# LGB experts: caboose OK for 1:24 Delton C-16 ?



## norman (Jan 6, 2008)

Hi guys:

Here is a small LGB caboose:

http://www.ebay.com/itm/27080130631...1423.l2649










Is this caboose 1:24 scale? 
The other LGB bobber caboose is way too large for the Delton C-16 loco.
I believe this caboose is from the LGB children toy product line?
Was this caboose ever lettered as C&S by LGB?
Your thoughts on this caboose? Nicely scaled or junk?


Thank you
Norman


----------



## chuck n (Jan 2, 2008)

I have found that you can mix Delton with most LGB cars without any visual problems.

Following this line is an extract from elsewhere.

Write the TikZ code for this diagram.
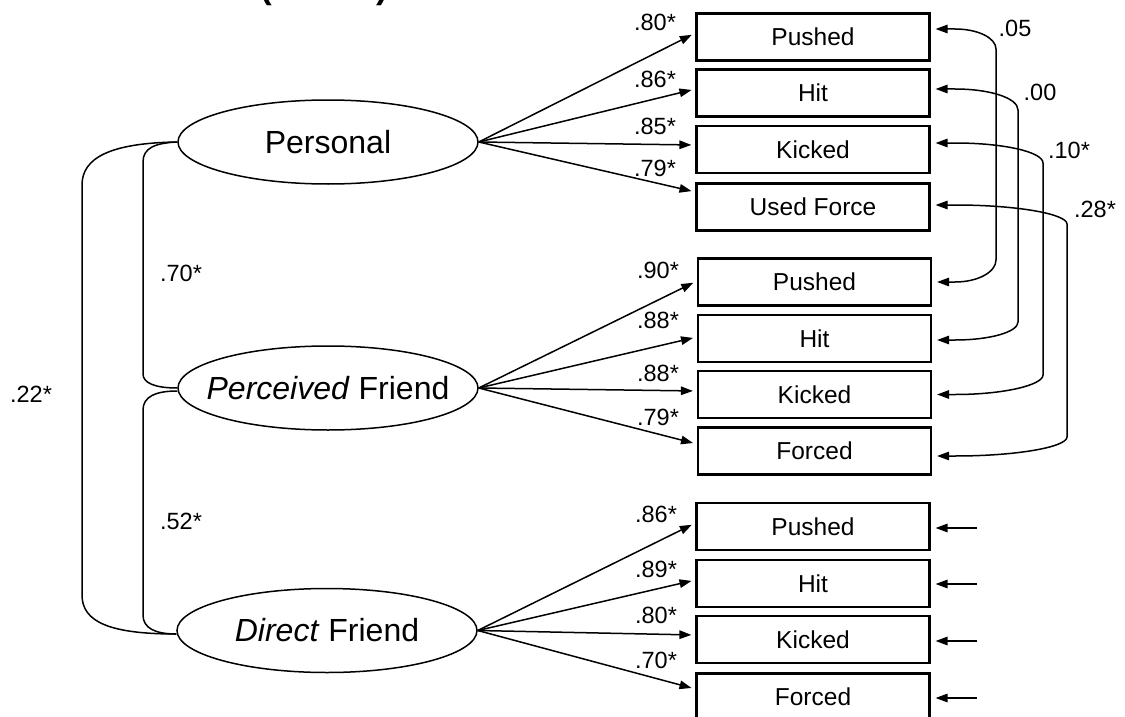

A lot of LGB narrow gauge freight cars actually scale out closer to 1:24 than to 1:22.5. I don't know about this specific caboose.

Chuck 


Remember, it is your railroad and if you like it run it.


----------



## Dave Meashey (Jan 2, 2008)

Norman;

I converted the same caboose to 4 axles. I think that it will not be too visually jarring with 1:24 equipment. I have used it with the HLW Big John, which is at least nominal 1:24.



















Have fun,
David Meashey


----------



## krs (Feb 29, 2008)

There was a very similar thread on MLS in March of last year - same participants so far 
http://www.mylargescale.com/Community/Forums/tabid/56/aff/17/aft/114942/afv/topic/Default.aspx


----------



## stevedenver (Jan 6, 2008)

have that caboose-its pretty tall- 
they look pretty nice IMHO 
probably compatible-but im pretty sure its 1:22- 
having just compared it to my 4065 LGB center cupola caboose for you- 
they are identical in height-the one you like is shorter in length 

i run it most often with my Roundhouse live steam SRRL -which is 1:24-and it looks fine to my eye


----------